Obama’s lead beyond the Bradley effect

A couple of US election sites which are worth a visit:

A hard look at reality, and what you should do is from Sam Wang at the Princeton Election Consortium:

By the standards of Presidential elections since 1992, Barack Obama is far ahead. For most of this season he has been running about 50 EV ahead of where John Kerry ran at the same point in 2004, which ended in a near-tie. Currently the gap is even larger – it’s nearing Clinton v. Dole proportions. In the face of a down economy and abysmal approval ratings for the Bush Administration, a lead of this size by a Democrat is essentially insurmountable.

This is why John McCain’s tactics have become increasingly savage – it’s his last stand.

…In short, the wind is at Barack Obama’s back. I currently expect a final outcome of Obama 318-364 EV, McCain 174-220 EV.

He dismisses the Bradley effect, where polling overstates black candidates popularity, as no longer relevant. He claims that it only ever represented 2-3% anyway.

The Reuters/C-SPAN/Zogby Poll has Obama 49%,to McCain’s 43%. It’s daily telephone tracking poll:

The rolling telephone tracking poll, including a sample of 1,206 likely voters collected over the previous three 24-hour periods spanning four calendar days – approximately 400 per 24-hour period from Oct. 8-11, 2008 – shows Obama’s lead growing from the 3.8 percentage points he enjoyed yesterday.

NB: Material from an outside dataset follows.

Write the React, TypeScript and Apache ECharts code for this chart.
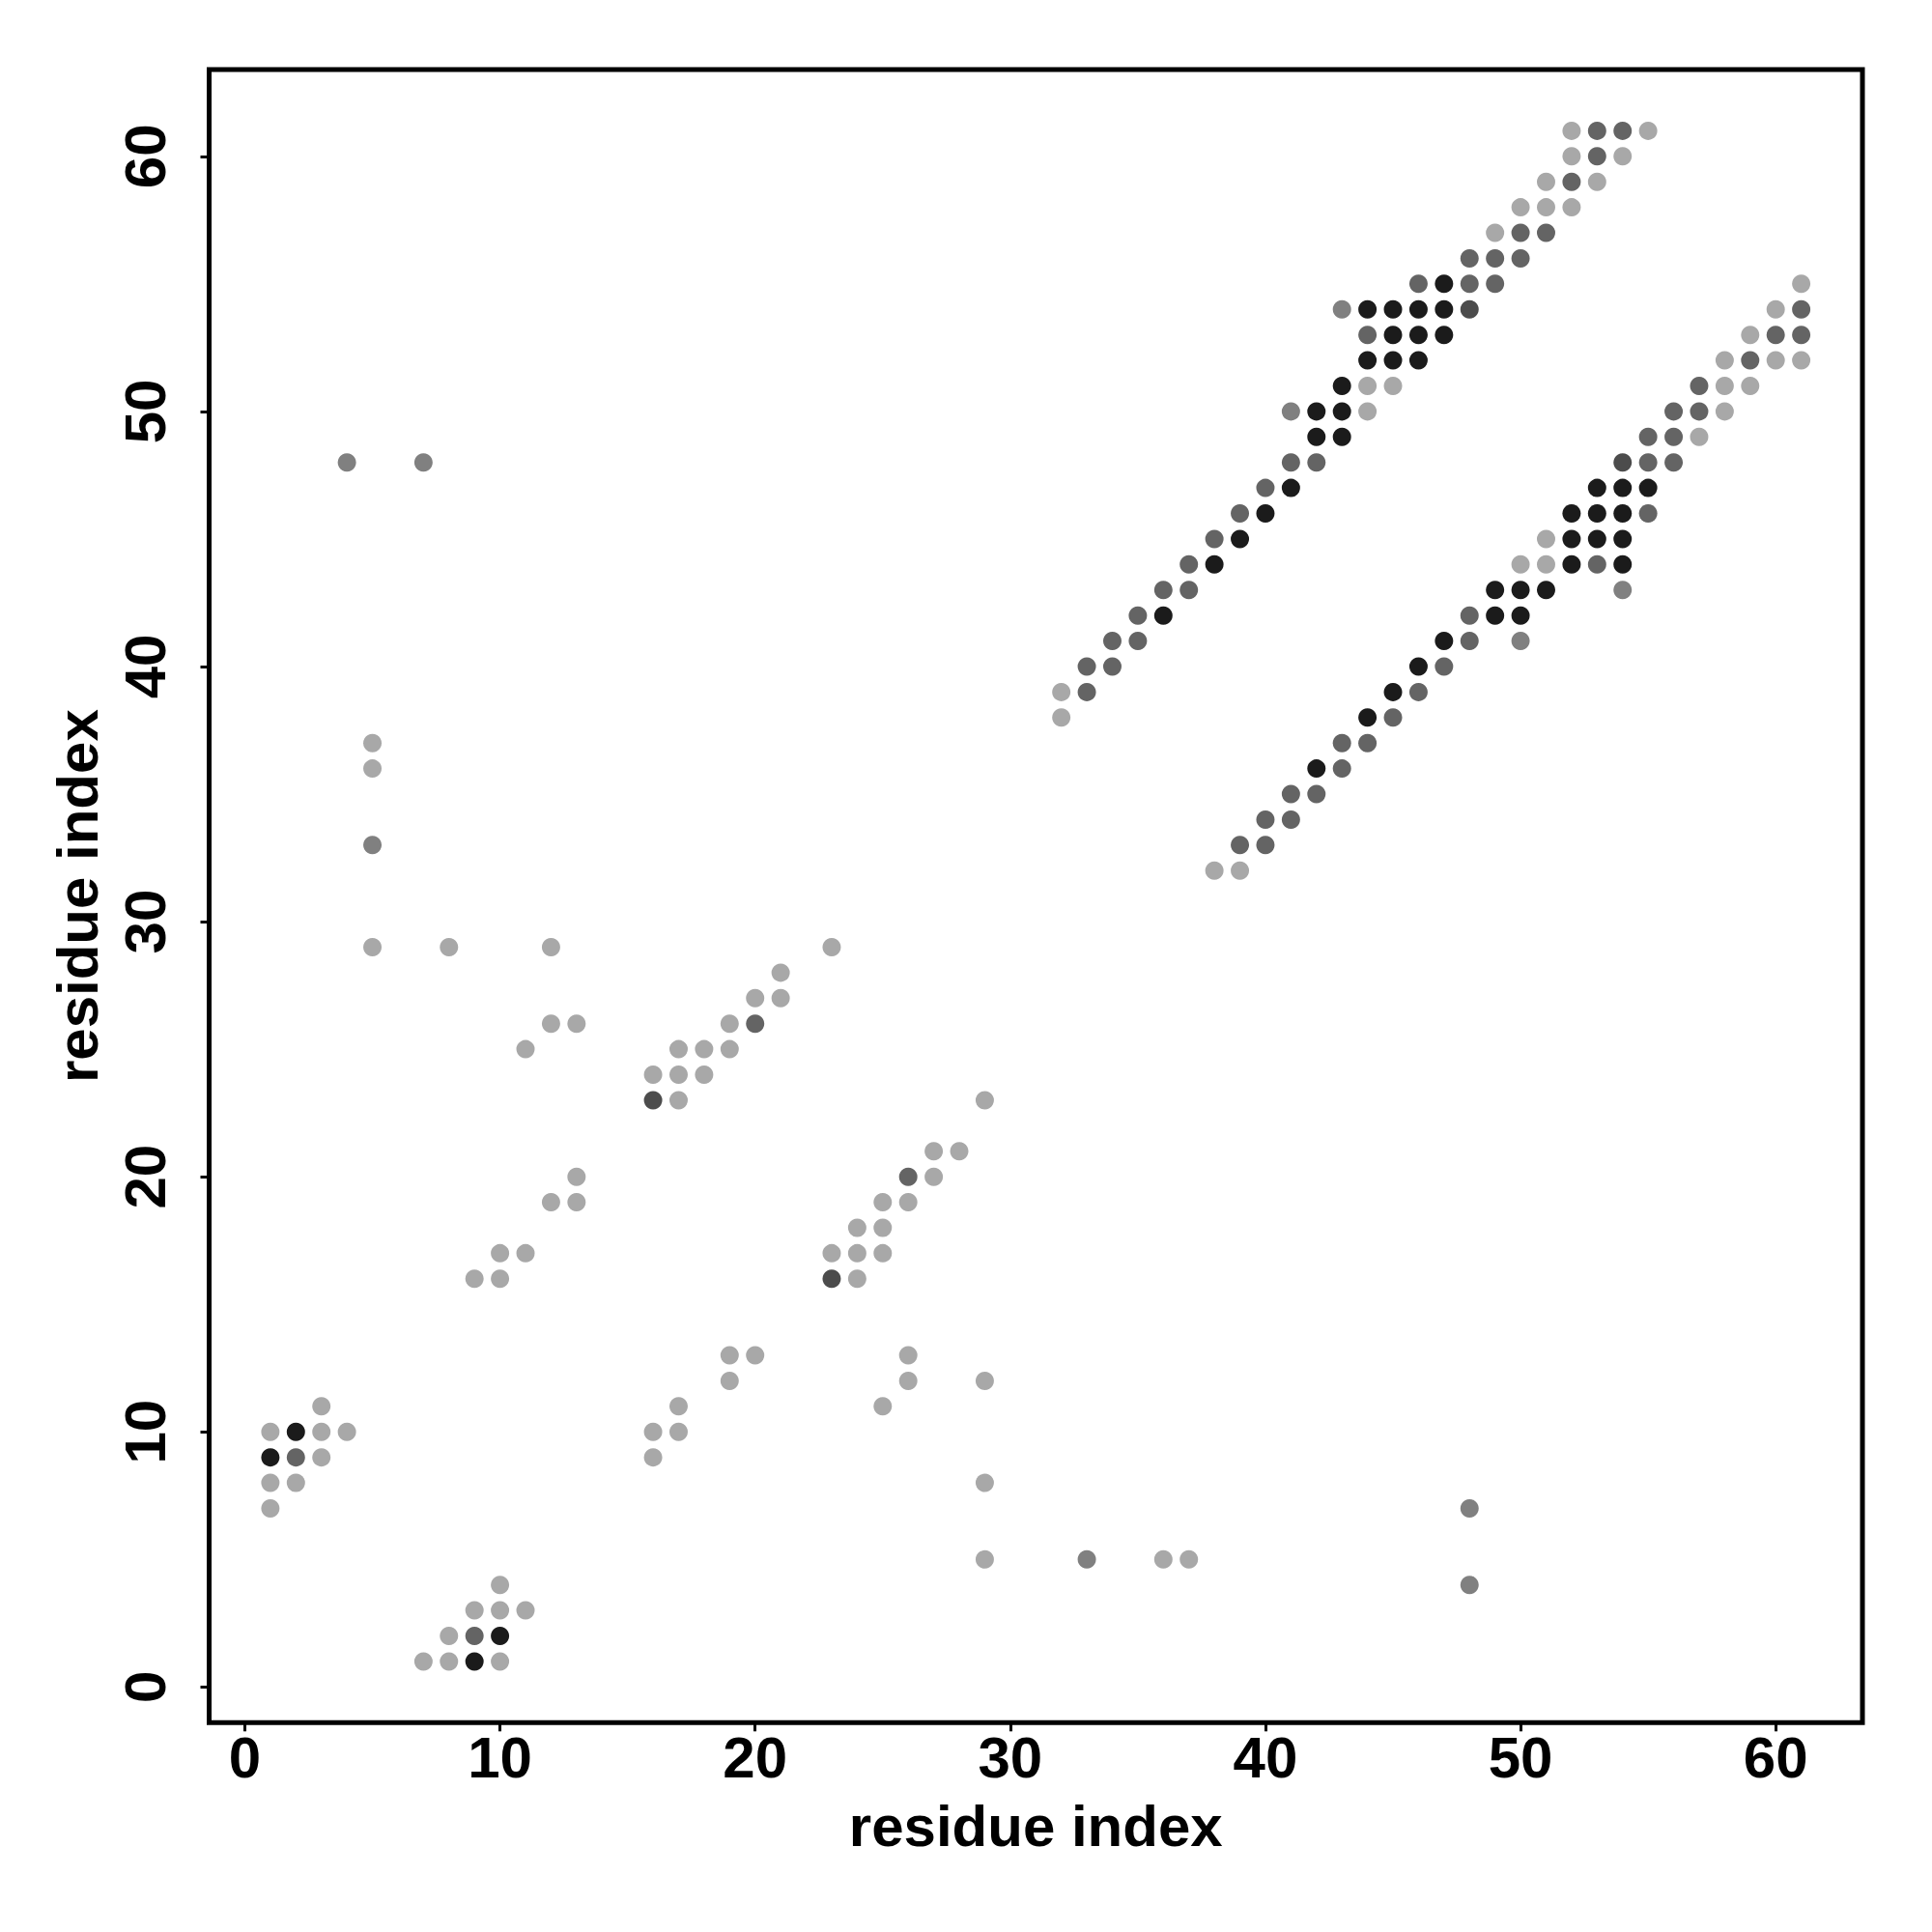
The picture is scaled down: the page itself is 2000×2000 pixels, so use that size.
import React, { useEffect, useRef } from "react";
import * as echarts from "echarts";

// contact map: [residue i, residue j], grouped by contact shade
const lightContacts: number[][] = [
  [5, 37], [5, 36], [5, 29], [8, 29], [12, 29], [11, 25], [12, 26], [13, 26],
  [16, 24], [17, 25], [17, 24], [17, 23], [18, 25], [18, 24], [19, 26], [19, 25], [20, 27], [21, 28], [21, 27], [23, 29],
  [23, 17], [24, 18], [24, 17], [24, 16], [25, 19], [25, 18], [25, 17], [26, 19], [27, 21], [27, 20], [28, 21], [29, 23],
  [9, 16], [10, 17], [10, 16], [11, 17], [12, 19], [13, 20], [13, 19],
  [16, 10], [16, 9], [17, 11], [17, 10], [19, 13], [19, 12], [20, 13],
  [25, 11], [26, 13], [26, 12], [29, 12], [29, 8], [29, 5], [36, 5], [37, 5],
  [1, 10], [3, 11], [3, 10], [4, 10], [3, 9], [1, 8], [2, 8], [1, 7],
  [10, 4], [9, 3], [10, 3], [11, 3], [8, 2], [7, 1], [8, 1], [10, 1],
  [32, 39], [32, 38], [44, 50], [44, 51], [45, 51], [49, 57], [50, 58], [51, 58], [52, 58], [51, 59], [53, 59], [52, 60], [54, 60], [52, 61], [55, 61],
  [38, 32], [39, 32], [50, 44], [51, 44], [51, 45], [57, 49], [58, 50], [58, 51], [59, 51], [58, 52], [60, 52], [61, 52], [59, 53], [60, 54], [61, 55],
];

const mediumContacts: number[][] = [
  [4, 48], [7, 48], [5, 33], [33, 5], [48, 7], [48, 4], [43, 54], [41, 50], [54, 43], [50, 41],
];

const darkContacts: number[][] = [
  [20, 26], [26, 20], [2, 9], [9, 2],
  [33, 39], [33, 40], [34, 40], [34, 41], [35, 41], [35, 42], [36, 43], [37, 43], [37, 44], [38, 45], [39, 46], [40, 47], [41, 48], [42, 48],
  [44, 53], [46, 55], [48, 55], [49, 55], [48, 56], [49, 56], [50, 56], [50, 57], [51, 57], [52, 59], [53, 60], [53, 61], [54, 61],
  [39, 33], [40, 33], [40, 34], [41, 34], [41, 35], [42, 35], [43, 36], [43, 37], [44, 37], [45, 38], [46, 39], [47, 40], [48, 41], [48, 42],
  [53, 44], [55, 46], [55, 48], [56, 48], [55, 49], [56, 49], [56, 50], [57, 50], [57, 51], [59, 52], [60, 53], [61, 53], [61, 54],
];

const darkerContacts: number[][] = [
  [16, 23], [23, 16], [48, 54], [54, 48],
];

const blackContacts: number[][] = [
  [2, 10], [1, 9], [10, 2], [9, 1],
  [36, 42], [38, 44], [39, 45], [40, 46], [41, 47], [42, 49], [43, 49], [42, 50], [43, 50], [43, 51],
  [44, 52], [45, 52], [46, 52], [45, 53], [46, 53], [47, 53], [44, 54], [45, 54], [46, 54], [47, 54], [47, 55],
  [42, 36], [44, 38], [45, 39], [46, 40], [47, 41], [49, 42], [50, 42], [49, 43], [50, 43], [51, 43],
  [52, 44], [54, 44], [52, 45], [53, 45], [54, 45], [52, 46], [53, 46], [54, 46], [53, 47], [54, 47], [55, 47],
];

const tickValues: number[] = [0, 10, 20, 30, 40, 50, 60];
const axisTitle = "residue index";

const FONT = "'Liberation Sans', Arial, Helvetica, sans-serif";

export default function App() {
  const ref = useRef<HTMLDivElement>(null);

  useEffect(() => {
    if (!ref.current) return;
    const chart = echarts.init(ref.current, undefined, { renderer: "svg" });

    const labelStyle = {
      fontFamily: FONT,
      fontWeight: "bold" as const,
      fontSize: 60,
      color: "#000",
    };

    const mkAxis = (isX: boolean) => ({
      type: "value" as const,
      min: -1.4,
      max: 63.4,
      name: axisTitle,
      nameLocation: "middle" as const,
      nameGap: isX ? 77 : 106,
      nameTextStyle: { ...labelStyle },
      axisLine: { show: false, onZero: false },
      splitLine: { show: false },
      axisTick: {
        show: true,
        length: 9,
        customValues: tickValues,
        lineStyle: { color: "#000", width: 3 },
      },
      axisLabel: {
        show: true,
        customValues: tickValues,
        margin: isX ? 6 : 36,
        rotate: isX ? 0 : 90,
        ...labelStyle,
      },
    });

    const mkSeries = (data: number[][], color: string) => ({
      type: "scatter" as const,
      data,
      symbol: "circle",
      symbolSize: 19,
      itemStyle: { color, opacity: 1 },
      silent: true,
    });

    chart.setOption({
      animation: false,
      backgroundColor: "#fff",
      grid: {
        left: 216.5,
        right: 72,
        top: 72,
        bottom: 216.7,
        show: true,
        borderColor: "#000",
        borderWidth: 5,
        backgroundColor: "transparent",
      },
      xAxis: mkAxis(true),
      yAxis: mkAxis(false),
      series: [
        mkSeries(lightContacts, "#a8a8a8"),
        mkSeries(mediumContacts, "#808080"),
        mkSeries(darkContacts, "#646464"),
        mkSeries(darkerContacts, "#4c4c4c"),
        mkSeries(blackContacts, "#1b1b1b"),
      ],
    });

    return () => chart.dispose();
  }, []);

  return (
    <div
      ref={ref}
      style={{ position: "fixed", left: 0, top: 0, width: 2000, height: 2000, background: "#fff" }}
    />
  );
}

Obama’s lead in the polls is now beyond the usual margins of error. A 2% Bradley effect would have him slightly in front of McCain. Even a surge on Wall Street like the one happening today in Australia is unlikely to save McCain’s campaign.

Time to have a bet on Barack and look for a bargain or two on the stock exchange?

Kevin Rennie
Original post at Labor View from Bayside

10 Responses

  1. This is good news.

  2. Hi Kevin Rennie,

    Congratulations on a nicely-written, clear piece which, to me as a fairly disengaged and bewildered observer of the American developments, cuts to the bone of the current situation and the likely outcome. Thanks for the insight. I agree with Probability: it’s encouraging!

  3. I have to thank Sam Wang at Princeton and the very rational team at Zogby for the clarity of their analysis and the dispassionate approach they adopt.

  4. At present we have the blame for the vitriol which includes death threats against Obama being laid at Palin’s feet. According to ‘the news’ McCain is trying to tone it down.

    That is, nothing to do with me says McCain, it’s all HER FAULT.

    Just me, but I smell a rat. Palin gets to mention the following words as an association with Obama: terrorist, Arab, Muslim, Not Like Us. And then McCain gets to act holier than thou.

  5. I suspect he’s genuine. He doesn’t sit well amongst the nest of vipers aka the G.O.P. He only became the nominee because he was the only one left standing, except for a Mormon which the evangelicals wouldn’t hack.

  6. Kevin,

    The polls seem to indicate that Obama will be the next potus but I sense that it will be closer than the polls predict.

    I believe the mud that sticks has not been thrown as yet and that we underestimate the underlying racism that will be demonstrated on election day.

    The next four years will be destabilising for the US as history repeats itself…yet again.

  7. It could be closer. I have an open mind at this stage. One debate to go, market turmoil still likely, 3 weeks of possible slip-ups on either side.

    Some believe that it will as close as 2000 with the result being decided by the overseas vote.

  8. “I suspect he’s genuine. He doesn’t sit well amongst the nest of vipers aka the G.O.P. He only became the nominee because he was the only one left standing, except for a Mormon which the evangelicals wouldn’t hack.” Kevin R

    I agree. Choreographed or not, it took balls for McCain to call time on the frothing hatred of his more fanatical RW supporters at that town hall meeting (yesterday I think). Having said that, to not have chided them was not an option as it could only be seen as endorsement of dangerous, divisive elements.
    I think McCain does have the interests of his country (maybe not the world as a whole though) at heart; win or lose.

    All of this makes his opportunistic selection of the unwholesomely superficial Palin as a running mate even more disappointing. IMHO it’s just more evidence that, like it or not, he must act at the behest of the racists & religious crackpot base of his party; against his better judgement I imagine.

  9. His choice of Palin was probably a grave mistake – the one she seems to be burying them in.

  10. Yep. I see a genuine distinction between “conservative” & “redneck”. To me, Palin blatantly panders to the latter.

    Conservative intellectuals (the real ones, the ones that actually give issues consideration rather than just barracking as if it’s a football match) must be dismayed. Palin is not a good look & doesn’t do their intellectual platform any justice IMHO.
    She’s gonna provide fantastic ammunition for derision by opponents of conservatism for a long time to come.